The government withdrew recognition of the Korean Teachers and Education Workers Union, or KTU, on the grounds that it violated labor laws that state “an organization shall not be regarded as a trade union…where those who are not workers are allowed to join it.” The union allowed nine fired teachers to remain members. The government action was upheld in court.

The KTU assert the teachers were fired unfairly and that the union has the sole right to decide their membership, not the government. “An unjust law is not a law. Since an unjust law is not a law, we don’t have a duty to abide it. Since an unjust law is not a law, we must smash it,” said Union President Kim Jung-hoon in an emotional speech to the members.

The teachers were fired for various reasons including protesting school corruption or overall policy, illegal campaigning and preparing material for a seminar with other teachers using a North Korean textbook. Those gathered on Saturday night felt the government was using the dismissed teachers’ membership in the union to pursue a political agenda and banish the union.

“When she was a lawmaker seven or eight years ago she said one harmful insect makes the Korean Peninsula red. It is exactly what she has in mind about the teacher’s union,” says Hwang Hyun-Su, the KTU international secretary. “She thinks that the teacher’s union members are just followers of North Korea or something. It is very old fashioned thinking that exists among Korean conservatives.”

Despite the serious nature of the protest, the event on Saturday also had many light-hearted moments. President Park was portrayed as a foolish chicken throughout. One skit on stage featured union members from Gangwon Province throwing their region’s famous potatoes at a mock-up of the president, to the crowd’s delight.

The right claims the union is ignoring the law and their responsibility to be political neutral. “They even included a fired teacher who was found guilty in the court because he ignored election law. It is doubtful if they are really a teachers’ collective,” says Saenuri party spokesman Kim Hyun-suk.

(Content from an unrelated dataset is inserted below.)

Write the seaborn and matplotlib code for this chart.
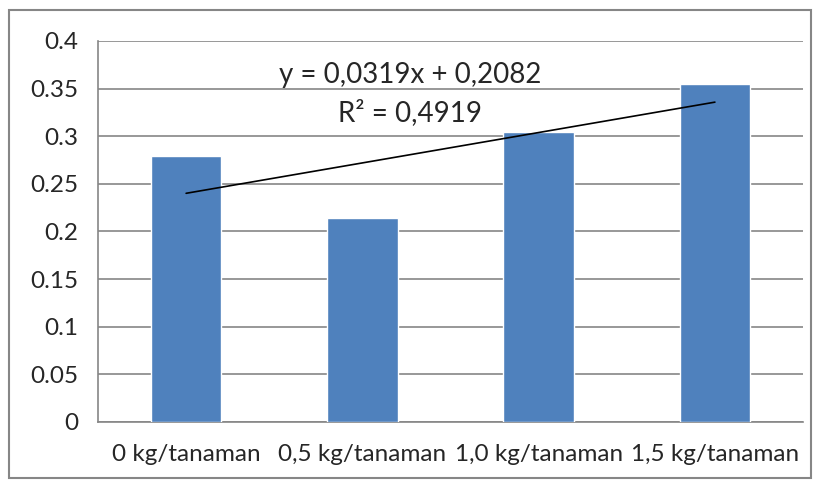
import matplotlib
matplotlib.use("Agg")
import matplotlib.pyplot as plt
from matplotlib.patches import Rectangle
import seaborn as sns
import pandas as pd
import numpy as np

# -----------------------------
# Data
# -----------------------------
categories = ["0 kg/tanaman", "0,5 kg/tanaman", "1,0 kg/tanaman", "1,5 kg/tanaman"]
values = [0.279, 0.214, 0.304, 0.355]
y_ticks = [0, 0.05, 0.1, 0.15, 0.2, 0.25, 0.3, 0.35, 0.4]
y_tick_labels = ["0", "0.05", "0.1", "0.15", "0.2", "0.25", "0.3", "0.35", "0.4"]
trend_slope = 0.0319
trend_intercept = 0.2082
trend_label = "y = 0,0319x + 0,2082"
r2_label = "R² = 0,4919"

df = pd.DataFrame({"kategori": categories, "nilai": values})

# -----------------------------
# Style
# -----------------------------
sns.set_style("white")
plt.rcParams['font.family'] = ['Lato', 'DejaVu Sans']
grid_col = "#868686"

fig = plt.figure(figsize=(8.18, 4.84), dpi=100)
ax = fig.add_axes([0.1198, 0.1281, 0.8619, 0.7872])

sns.barplot(data=df, x="kategori", y="nilai", color="#4F81BD", width=0.4,
            saturation=1, ax=ax, zorder=3)

# trendline (x = 1..4 in Excel terms)
xs = np.arange(len(categories))
ax.plot(xs, trend_slope * (xs + 1) + trend_intercept, color="black", lw=1.2, zorder=4)
ax.text(1.27, 0.364, trend_label, ha="center", va="center", fontsize=20, zorder=5)
ax.text(1.27, 0.325, r2_label, ha="center", va="center", fontsize=20, zorder=5)

# -----------------------------
# Axes
# -----------------------------
ax.set_ylim(0, 0.4)
ax.set_xlim(-0.5, len(categories) - 0.5)
ax.set_yticks(y_ticks)
ax.set_yticklabels(y_tick_labels, fontsize=17.5)
ax.set_xticks(xs)
ax.set_xticklabels(categories, fontsize=17.5)
ax.set_xticks(np.arange(len(categories) + 1) - 0.5, minor=True)
ax.tick_params(axis="x", which="major", length=0, pad=16)
ax.tick_params(axis="x", which="minor", length=8, color=grid_col, width=1.2)
ax.tick_params(axis="y", length=8, color=grid_col, width=1.2, pad=6)
ax.set_xlabel("")
ax.set_ylabel("")
ax.yaxis.grid(True, color=grid_col, lw=1.2, zorder=0)
ax.set_axisbelow(True)
sns.despine(ax=ax, top=True, right=True)
for s in ["left", "bottom"]:
    ax.spines[s].set_color(grid_col)
    ax.spines[s].set_linewidth(1.2)

# outer chart border
fig.patches.append(Rectangle((0.011, 0.012), 0.981, 0.968, transform=fig.transFigure,
                             fill=False, edgecolor=grid_col, lw=1.5))

plt.savefig("out.png", dpi=100)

The KTU has been riddled with controversy since its inception in 1989. The Roh Tae-woo administration declared the KTU illegal and dismissed all 1537 members, however the union defeated the government on appeal in court. President Kim Dae-Jung legalized the KTU when he created an amendment in the law for teacher’s unions. It remains the second largest teachers’ union with 77,000 members behind the Korean Federation of Teachers’ Association.

In the KTU manifesto it says that they believe the Korean education system “cultivates students who are selfish and obedient; we do not teach them to be independent human beings who live collaborating and fulfilling lives.” It also calls for teachers to develop students that can “carry out democratization and destroy all vestiges of the decades of military dictatorships, and who can achieve the reunification of Korea.”

Criticism of the government decision has also come from outside of Korea. The International Labor Organization (ILO) argues that allowing retired and dismissed workers to become union members and leaders was internationally accepted. As early as 2002 the ILO recommended to the Korean government that “eligibility for union membership is something for the union to decide through its bylaws, and the government authorities may not infringe this right of labor unions.”

The ILO has eight key agreements seen as crucial to the rights of free association. South Korea is one of only seven countries of the total 183 ILO member states that have not ratified four of those eight agreements. The others are China, Brunei, Fiji, the Maldives, the Marshall Islands, and Tuvalu.

“The Korean economy is ranked 11th or 12th in the world, but the labour rights and teachers’ rights are very low. The situation is not good,” says Hwang.